Stated exercise: Retype, please, the listing from its opening line through the line that contains "['0', '0.1', '0.2', '0.3', '0.4', '0.5', '0.6', '0.7'];", both included, without the pictures.

Recorded data:
>> Begin

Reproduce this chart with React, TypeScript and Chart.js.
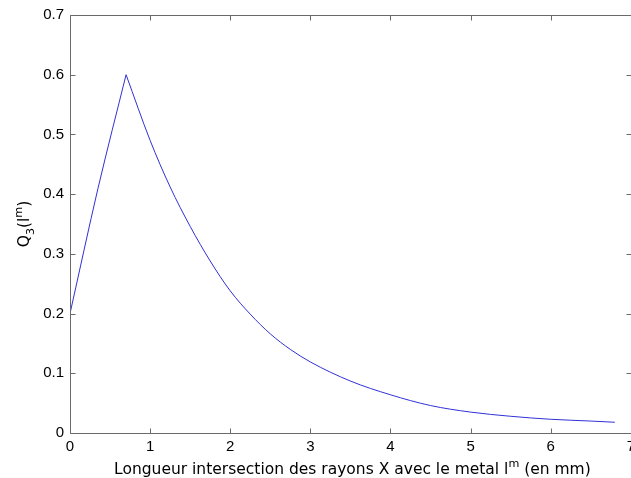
import React, { useEffect, useRef } from 'react';
import { Chart, registerables } from 'chart.js';

Chart.register(...registerables);

// Rising part of the curve
const risingX = [0, 0.35, 0.7];
const risingY = [0.2, 0.41, 0.6];

// Decaying part of the curve
const decayX = [0.7, 1.0, 1.25, 1.5, 1.75, 2.0, 2.25, 2.5, 2.75, 3.0, 3.5, 4.0, 4.5, 5.0, 5.5, 6.0, 6.5, 6.8];
const decayY = [0.6, 0.49, 0.412, 0.346, 0.288, 0.238, 0.199, 0.166, 0.14, 0.119, 0.087, 0.064, 0.046, 0.035, 0.028, 0.023, 0.02, 0.018];

const xTickLabels = ['0', '1', '2', '3', '4', '5', '6', '7'];
const yTickLabels = ['0', '0.1', '0.2', '0.3', '0.4', '0.5', '0.6', '0.7'];

type Part = { text: string; scale: number; dy: number };
const xTitleParts: Part[] = [
  { text: 'Longueur intersection des rayons X avec le metal l', scale: 1, dy: 0 },
  { text: 'm', scale: 0.72, dy: -0.42 },
  { text: ' (en mm)', scale: 1, dy: 0 },
];
const yTitleParts: Part[] = [
  { text: 'Q', scale: 1, dy: 0 },
  { text: '3', scale: 0.72, dy: 0.3 },
  { text: '(l', scale: 1, dy: 0 },
  { text: 'm', scale: 0.72, dy: -0.42 },
  { text: ')', scale: 1, dy: 0 },
];

const TITLE_FONT = 'DejaVu Sans';
const TITLE_SIZE = 15.5;
const TICK_FONT = 'Liberation Sans';
const TICK_SIZE = 15;
const AXIS_COLOR = '#6a6a6a';
const LINE_COLOR = 'rgb(48,48,215)';

function measureParts(ctx: CanvasRenderingContext2D, parts: Part[]) {
  let w = 0;
  for (const p of parts) {
    ctx.font = `${TITLE_SIZE * p.scale}px "${TITLE_FONT}"`;
    w += ctx.measureText(p.text).width;
  }
  return w;
}

function drawParts(ctx: CanvasRenderingContext2D, parts: Part[], x: number, y: number) {
  let cx = x;
  ctx.textAlign = 'left';
  ctx.textBaseline = 'alphabetic';
  ctx.fillStyle = '#000';
  for (const p of parts) {
    ctx.font = `${TITLE_SIZE * p.scale}px "${TITLE_FONT}"`;
    ctx.fillText(p.text, cx, y + p.dy * TITLE_SIZE);
    cx += ctx.measureText(p.text).width;
  }
}

const boxPlugin = {
  id: 'matlabBox',
  afterDraw(chart: any) {
    const { ctx, chartArea, scales } = chart;
    const { left, right, top, bottom } = chartArea;
    const L = Math.round(left) + 0.5;
    const R = Math.round(right) + 0.5;
    const T = Math.round(top) + 0.5;
    const B = Math.round(bottom) + 0.5;
    ctx.save();
    ctx.strokeStyle = AXIS_COLOR;
    ctx.lineWidth = 1;
    ctx.beginPath();
    ctx.rect(L, T, R - L, B - T);
    ctx.stroke();
    const tl = 5;
    ctx.beginPath();
    for (const t of scales.x.ticks) {
      const px = Math.round(scales.x.getPixelForValue(t.value)) + 0.5;
      ctx.moveTo(px, B);
      ctx.lineTo(px, B - tl);
      ctx.moveTo(px, T);
      ctx.lineTo(px, T + tl);
    }
    for (const t of scales.y.ticks) {
      const py = Math.round(scales.y.getPixelForValue(t.value)) + 0.5;
      ctx.moveTo(L, py);
      ctx.lineTo(L + tl, py);
      ctx.moveTo(R, py);
      ctx.lineTo(R - tl, py);
    }
    ctx.stroke();

    // x title
    const xw = measureParts(ctx, xTitleParts);
    const cx = (left + right) / 2 + 2;
    drawParts(ctx, xTitleParts, cx - xw / 2, 474);

    // y title (rotated)
    const yw = measureParts(ctx, yTitleParts);
    const cy = (top + bottom) / 2;
    ctx.translate(29, cy);
    ctx.rotate(-Math.PI / 2);
    drawParts(ctx, yTitleParts, -yw / 2, 0);
    ctx.restore();
  },
};

export default function App() {
  const ref = useRef<HTMLCanvasElement | null>(null);
  useEffect(() => {
    if (!ref.current) return;
    const chart = new Chart(ref.current, {
      type: 'line',
      data: {
        datasets: [
          {
            data: risingX.map((x, i) => ({ x, y: risingY[i] })),
            borderColor: LINE_COLOR,
            borderWidth: 1,
            pointRadius: 0,
            cubicInterpolationMode: 'monotone',
            fill: false,
          },
          {
            data: decayX.map((x, i) => ({ x, y: decayY[i] })),
            borderColor: LINE_COLOR,
            borderWidth: 1,
            pointRadius: 0,
            cubicInterpolationMode: 'monotone',
            fill: false,
          },
        ],
      },
      options: {
        animation: false,
        responsive: false,
        devicePixelRatio: 1,
        layout: { padding: { left: 0, top: 14, right: 7, bottom: 0 } },
        plugins: { legend: { display: false }, tooltip: { enabled: false } },
        scales: {
          x: {
            type: 'linear',
            min: 0,
            max: 7,
            afterFit: (s: any) => { s.height = 45; },
            afterBuildTicks: (s: any) => { s.ticks = xTickLabels.map((l) => ({ value: parseFloat(l) })); },
            grid: { display: true, drawOnChartArea: false, drawTicks: false },
            border: { display: false },
            ticks: {
              padding: 5,
              color: '#000',
              font: { family: TICK_FONT, size: TICK_SIZE },
              maxRotation: 0,
              autoSkip: false,
              callback: (_v: any, i: number) => xTickLabels[i],
            },
          },
          y: {
            type: 'linear',
            min: 0,
            max: 0.7,
            afterFit: (s: any) => { s.width = 70; },
            afterBuildTicks: (s: any) => { s.ticks = yTickLabels.map((l) => ({ value: parseFloat(l) })); },
            grid: { display: true, drawOnChartArea: false, drawTicks: false },
            border: { display: false },
            ticks: {
              padding: 6,
              color: '#000',
              font: { family: TICK_FONT, size: TICK_SIZE },
              autoSkip: false,
              callback: (_v: any, i: number) => yTickLabels[i],
            },
          },
        },
      },
      plugins: [boxPlugin],
    } as any);
    return () => chart.destroy();
  }, []);
  return (
    <div style={{ position: 'fixed', left: 0, top: 0, width: 640, height: 478, background: '#fff' }}>
      <canvas ref={ref} width={640} height={478} style={{ width: 640, height: 478, display: 'block' }} />
    </div>
  );
}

>> End

Expected output:
Reproduce this chart with React, TypeScript and Chart.js.
import React, { useEffect, useRef } from 'react';
import { Chart, registerables } from 'chart.js';

Chart.register(...registerables);

// Rising part of the curve
const risingX = [0, 0.35, 0.7];
const risingY = [0.2, 0.41, 0.6];

// Decaying part of the curve
const decayX = [0.7, 1.0, 1.25, 1.5, 1.75, 2.0, 2.25, 2.5, 2.75, 3.0, 3.5, 4.0, 4.5, 5.0, 5.5, 6.0, 6.5, 6.8];
const decayY = [0.6, 0.49, 0.412, 0.346, 0.288, 0.238, 0.199, 0.166, 0.14, 0.119, 0.087, 0.064, 0.046, 0.035, 0.028, 0.023, 0.02, 0.018];

const xTickLabels = ['0', '1', '2', '3', '4', '5', '6', '7'];
const yTickLabels = ['0', '0.1', '0.2', '0.3', '0.4', '0.5', '0.6', '0.7'];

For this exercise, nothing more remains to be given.